(Rows from a dataset of charts and code)

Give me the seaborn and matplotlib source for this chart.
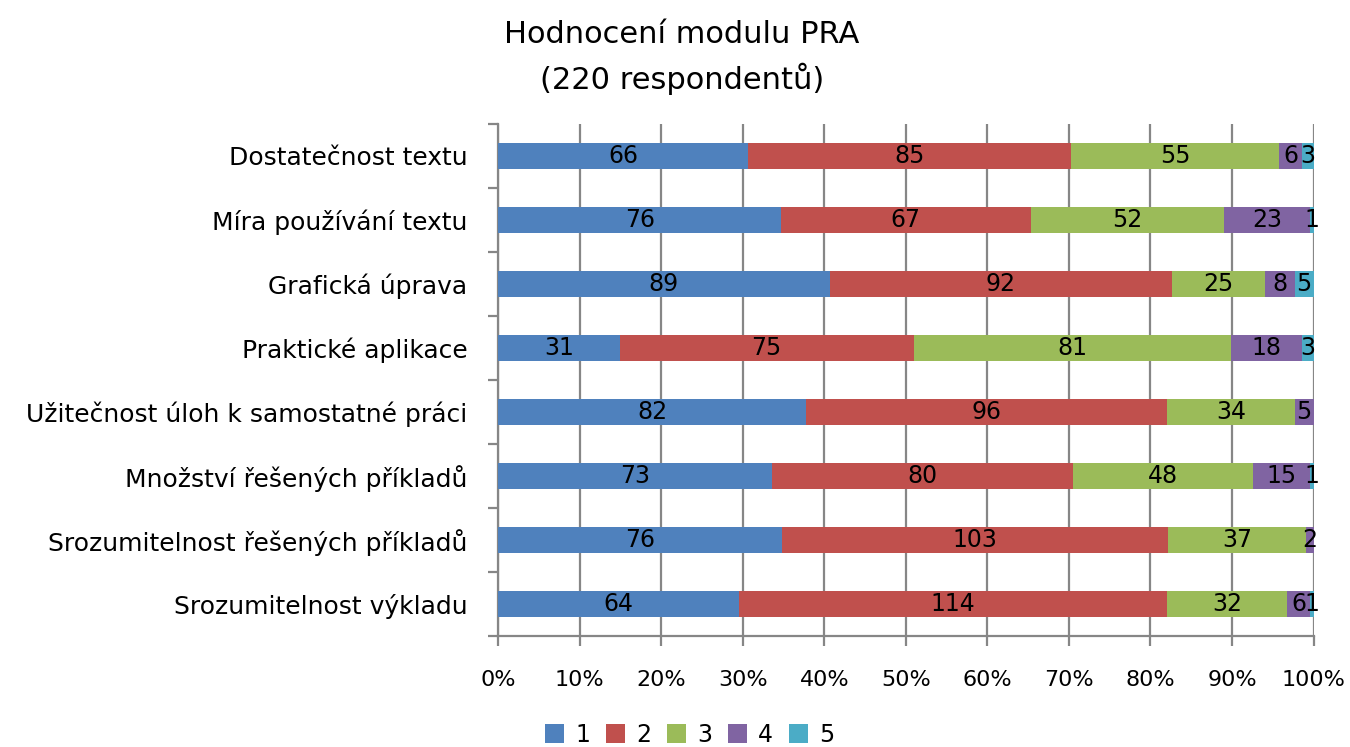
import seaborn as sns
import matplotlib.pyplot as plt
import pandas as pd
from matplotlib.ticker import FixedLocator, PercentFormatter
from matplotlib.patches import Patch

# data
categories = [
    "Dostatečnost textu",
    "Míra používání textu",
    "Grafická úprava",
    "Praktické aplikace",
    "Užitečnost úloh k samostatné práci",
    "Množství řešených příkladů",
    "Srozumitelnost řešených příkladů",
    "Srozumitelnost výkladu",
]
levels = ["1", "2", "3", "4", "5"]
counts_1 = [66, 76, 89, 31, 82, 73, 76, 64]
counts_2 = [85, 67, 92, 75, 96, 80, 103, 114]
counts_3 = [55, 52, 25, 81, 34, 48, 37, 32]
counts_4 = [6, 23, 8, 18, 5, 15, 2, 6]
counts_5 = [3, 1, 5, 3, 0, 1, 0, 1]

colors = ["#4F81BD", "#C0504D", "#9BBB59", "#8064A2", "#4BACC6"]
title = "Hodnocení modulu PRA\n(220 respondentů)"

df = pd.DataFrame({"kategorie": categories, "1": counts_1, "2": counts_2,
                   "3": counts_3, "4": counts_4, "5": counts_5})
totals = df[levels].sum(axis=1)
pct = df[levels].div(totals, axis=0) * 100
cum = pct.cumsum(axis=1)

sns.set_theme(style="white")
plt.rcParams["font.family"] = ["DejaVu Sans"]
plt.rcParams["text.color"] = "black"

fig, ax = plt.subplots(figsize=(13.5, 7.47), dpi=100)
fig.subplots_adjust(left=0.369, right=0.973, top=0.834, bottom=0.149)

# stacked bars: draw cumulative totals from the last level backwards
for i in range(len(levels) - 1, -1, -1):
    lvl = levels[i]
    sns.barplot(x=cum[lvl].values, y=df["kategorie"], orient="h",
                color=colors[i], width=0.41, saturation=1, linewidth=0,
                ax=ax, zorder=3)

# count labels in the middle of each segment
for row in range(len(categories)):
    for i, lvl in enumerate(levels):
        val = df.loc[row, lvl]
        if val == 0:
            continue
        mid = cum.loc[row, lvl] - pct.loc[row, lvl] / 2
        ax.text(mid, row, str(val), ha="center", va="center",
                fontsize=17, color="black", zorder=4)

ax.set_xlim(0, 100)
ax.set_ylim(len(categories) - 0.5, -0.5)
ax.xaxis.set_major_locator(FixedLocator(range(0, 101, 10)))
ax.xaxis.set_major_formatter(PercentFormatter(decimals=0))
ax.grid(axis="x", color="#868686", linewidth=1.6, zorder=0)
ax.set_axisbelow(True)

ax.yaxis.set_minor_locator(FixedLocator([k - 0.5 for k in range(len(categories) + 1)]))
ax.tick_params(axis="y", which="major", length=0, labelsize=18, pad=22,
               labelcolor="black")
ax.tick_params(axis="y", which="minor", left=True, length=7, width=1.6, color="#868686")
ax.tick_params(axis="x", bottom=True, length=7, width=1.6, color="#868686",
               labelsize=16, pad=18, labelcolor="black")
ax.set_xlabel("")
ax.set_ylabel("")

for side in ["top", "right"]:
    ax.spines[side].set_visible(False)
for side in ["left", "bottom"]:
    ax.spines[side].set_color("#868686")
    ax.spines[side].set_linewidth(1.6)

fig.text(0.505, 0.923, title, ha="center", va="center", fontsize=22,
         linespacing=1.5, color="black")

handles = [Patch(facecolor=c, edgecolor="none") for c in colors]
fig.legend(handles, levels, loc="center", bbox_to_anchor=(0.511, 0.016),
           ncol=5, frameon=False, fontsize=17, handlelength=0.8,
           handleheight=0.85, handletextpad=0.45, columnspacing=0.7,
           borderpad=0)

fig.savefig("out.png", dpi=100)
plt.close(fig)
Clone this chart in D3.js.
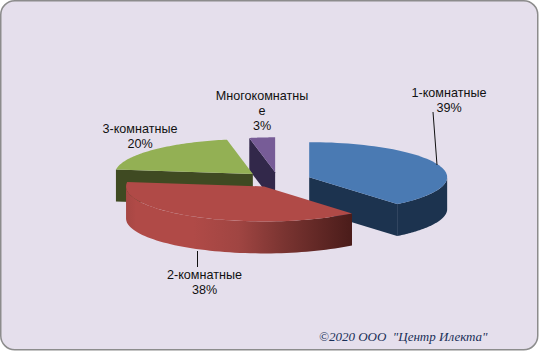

TASK TO CARRY OUT
Return each line of the data, keeping its wording exact and omitting pictures.

SOLUTION FOR THIS PROBLEM
Give me the seaborn and matplotlib source for this chart.
import seaborn as sns
import matplotlib.pyplot as plt
import pandas as pd
from matplotlib.ticker import FixedLocator, PercentFormatter
from matplotlib.patches import Patch

# data
categories = [
    "Dostatečnost textu",
    "Míra používání textu",
    "Grafická úprava",
    "Praktické aplikace",
    "Užitečnost úloh k samostatné práci",
    "Množství řešených příkladů",
    "Srozumitelnost řešených příkladů",
    "Srozumitelnost výkladu",
]
levels = ["1", "2", "3", "4", "5"]
counts_1 = [66, 76, 89, 31, 82, 73, 76, 64]
counts_2 = [85, 67, 92, 75, 96, 80, 103, 114]
counts_3 = [55, 52, 25, 81, 34, 48, 37, 32]
counts_4 = [6, 23, 8, 18, 5, 15, 2, 6]
counts_5 = [3, 1, 5, 3, 0, 1, 0, 1]

colors = ["#4F81BD", "#C0504D", "#9BBB59", "#8064A2", "#4BACC6"]
title = "Hodnocení modulu PRA\n(220 respondentů)"

df = pd.DataFrame({"kategorie": categories, "1": counts_1, "2": counts_2,
                   "3": counts_3, "4": counts_4, "5": counts_5})
totals = df[levels].sum(axis=1)
pct = df[levels].div(totals, axis=0) * 100
cum = pct.cumsum(axis=1)

sns.set_theme(style="white")
plt.rcParams["font.family"] = ["DejaVu Sans"]
plt.rcParams["text.color"] = "black"

fig, ax = plt.subplots(figsize=(13.5, 7.47), dpi=100)
fig.subplots_adjust(left=0.369, right=0.973, top=0.834, bottom=0.149)

# stacked bars: draw cumulative totals from the last level backwards
for i in range(len(levels) - 1, -1, -1):
    lvl = levels[i]
    sns.barplot(x=cum[lvl].values, y=df["kategorie"], orient="h",
                color=colors[i], width=0.41, saturation=1, linewidth=0,
                ax=ax, zorder=3)

# count labels in the middle of each segment
for row in range(len(categories)):
    for i, lvl in enumerate(levels):
        val = df.loc[row, lvl]
        if val == 0:
            continue
        mid = cum.loc[row, lvl] - pct.loc[row, lvl] / 2
        ax.text(mid, row, str(val), ha="center", va="center",
                fontsize=17, color="black", zorder=4)

ax.set_xlim(0, 100)
ax.set_ylim(len(categories) - 0.5, -0.5)
ax.xaxis.set_major_locator(FixedLocator(range(0, 101, 10)))
ax.xaxis.set_major_formatter(PercentFormatter(decimals=0))
ax.grid(axis="x", color="#868686", linewidth=1.6, zorder=0)
ax.set_axisbelow(True)

ax.yaxis.set_minor_locator(FixedLocator([k - 0.5 for k in range(len(categories) + 1)]))
ax.tick_params(axis="y", which="major", length=0, labelsize=18, pad=22,
               labelcolor="black")
ax.tick_params(axis="y", which="minor", left=True, length=7, width=1.6, color="#868686")
ax.tick_params(axis="x", bottom=True, length=7, width=1.6, color="#868686",
               labelsize=16, pad=18, labelcolor="black")
ax.set_xlabel("")
ax.set_ylabel("")

for side in ["top", "right"]:
    ax.spines[side].set_visible(False)
for side in ["left", "bottom"]:
    ax.spines[side].set_color("#868686")
    ax.spines[side].set_linewidth(1.6)

fig.text(0.505, 0.923, title, ha="center", va="center", fontsize=22,
         linespacing=1.5, color="black")

handles = [Patch(facecolor=c, edgecolor="none") for c in colors]
fig.legend(handles, levels, loc="center", bbox_to_anchor=(0.511, 0.016),
           ncol=5, frameon=False, fontsize=17, handlelength=0.8,
           handleheight=0.85, handletextpad=0.45, columnspacing=0.7,
           borderpad=0)

fig.savefig("out.png", dpi=100)
plt.close(fig)
Clone this chart in D3.js.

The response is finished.